Looking at how COVID-19 has affected each industry, some surprising results emerged: the Healthcare and Retail sectors were seemingly least affected (around 20% in each saw no impact), compared to nearly 60% of those working in Engineering, Construction & Energy stated the pandemic had severely impacted them, making it the worst affected industry group.
Potential of a long-term impact on IP filing
EUIPO, USPTO and CNIPA statistics revealed that new trademark applications remained relatively stable in the first 11 months of 2020, and increased relative to the year before in the US. Despite these figures, our industry research reveals that IP filing and prosecution strategies were still the aspect of the lifecycle that was hardest hit by the pandemic; 84% of respondents noted its impact and 35% said budgets for this area were lower than pre-COVID levels. In contrast, internal resources and portfolio growth plans (including acquisitions) were the least disturbed areas, with 27% of IP professionals saying these were unaffected.

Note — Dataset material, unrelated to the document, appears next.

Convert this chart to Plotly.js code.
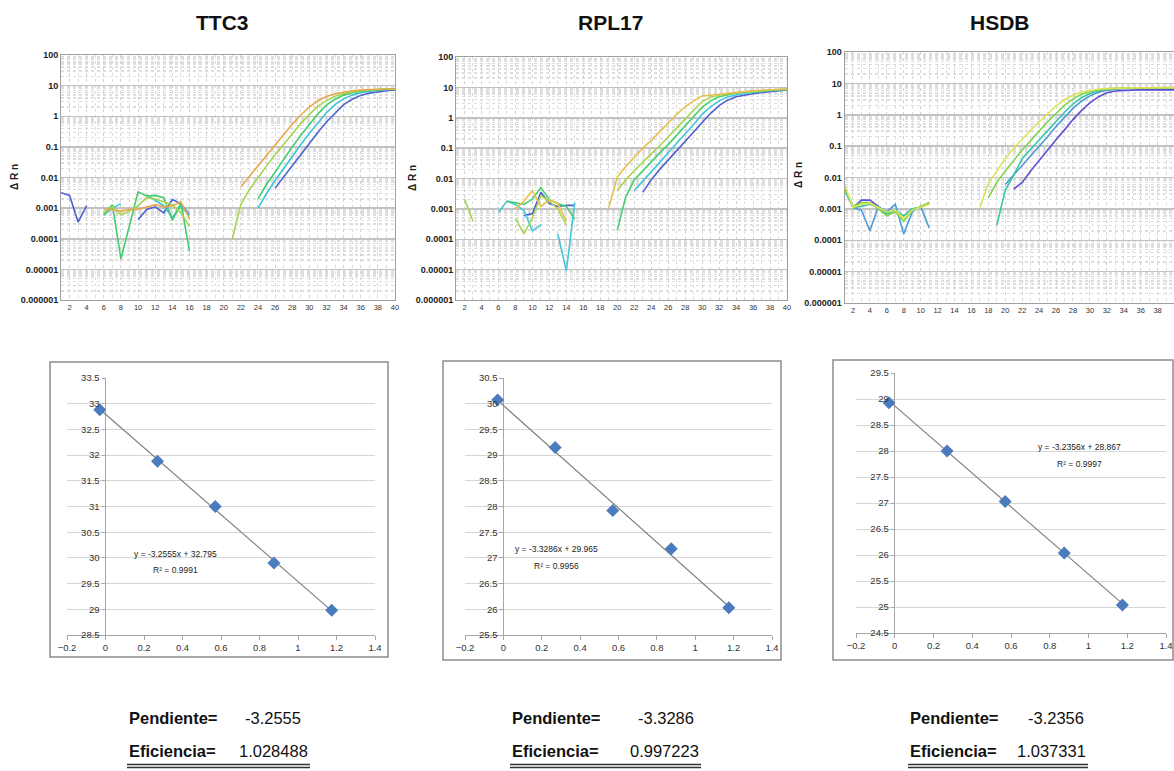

However, the research also reveals that more than six in ten IP professionals are very confident that their organisation will emerge from the pandemic in good shape, so the outlook for 2021 and beyond is bright. Despite being the most impacted by the pandemic, French respondents were most optimistic about their recovery (74% very confident), with Germans at the other end of the scale. Globally, those working in-house were most confident, while respondents from universities or research institutes were least optimistic.
Commenting on the research, Reinhard Ottway, Chairman of NovumIP, said: “As the COVID-19 pandemic continues to impact trade and the global economy, it’s inevitable that IP professionals will see further impacts on their organisations and IP strategies. With budgets under increasing pressure, the need to justify costs and demonstrate IP value will only increase, adding further scrutiny to the work of both in-house IP departments and IP law firms. When times are tough, IP assets have been shown not only to help businesses to survive, but also to help companies and economies to thrive. By identifying industry priorities for the coming years, we hope our research will help IP owners and their external advisers to protect and maximise the value of their IP assets, and to come out of the pandemic in a stronger position.”
About our research
Survey responses were collected from over 500 IP professionals across the UK, France, Germany, China and the US between October and December 2020, representing a variety of industries, companies and IP roles. The results of this research have been captured in the report, which shines a light on the topics that matter most to IP owners, including key areas of investment, the biggest challenges and opportunities for IP departments, the implications of recent consolidation, and benchmarking of budgets and future priorities, amongst others.
As well as the impact of the pandemic on IP organisations and strategies, NovumIP’s report includes insights on: the consolidation of the industry; investment priorities for the next five years; satisfaction with IP service providers, and feedback on existing IP management technologies.